To go back to issues of the transgender community, do you think there is more acceptance of the trans people now than there was of gay people at the times of Harvey Milk, or is it still a long struggle?

 

I think it's interesting because I don't think there is one queer culture anymore. I think there used to be one queer culture…

 

 

Or there was at least only one at the forefront.

 

Right, it was the gay white male culture at the forefront. And I think the gays have always been accepting African-Americans, of black people. I hate to say African-American; it makes me sound like such a dweeb. I think that black people were accepted into the fray, but then again, I can't say, because I wasn't there. So now there is the lesbian agenda, and there is a very strong trans agenda and… I think that there are advances, but I think that, as we advance, the problem we're having is we're not recognizing that we are a culture. We are looking for acceptance in a hetero-normative world, by seeking their approval for marriage and having babies, and we are the spiritual shamans of the world.
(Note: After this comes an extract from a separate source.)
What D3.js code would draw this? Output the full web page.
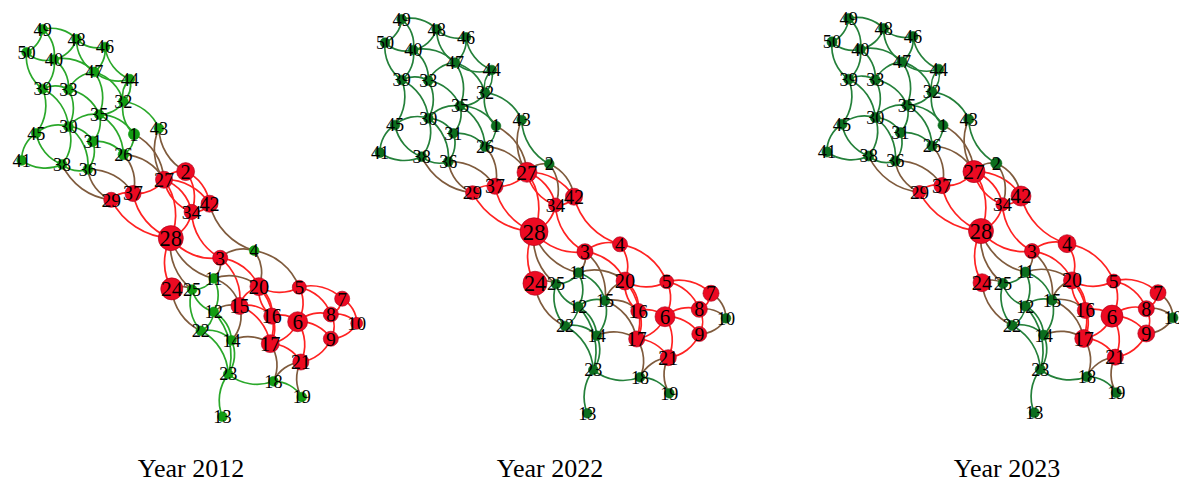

There is no need for us to do what everyone else is doing. And by trying to be someone else in some other culture, we are actually doing ourselves a huge disservice. We have to really recognize that just because someone tells you this way is right, it doesn't make it right. My hero was a Native-American name We’wha, who was a Zuni Indian and was a much, much, much beloved multi-gendered leader. She was a leader because he was kind and generous, and because she was multi-gendered. And she went to Washington DC to work on treaties, and was always greeted as an Indian princess, even though he was like six-foot tall. The thing is, we always had those people. Quan Yin, one of the fathers of Chinese Taoism was a multi-gendered person. We have always been there. There is no need for us to be acting in any way other than how we are, because we have always been leaders, and it's a real shame to believe that you have to change. It's not true.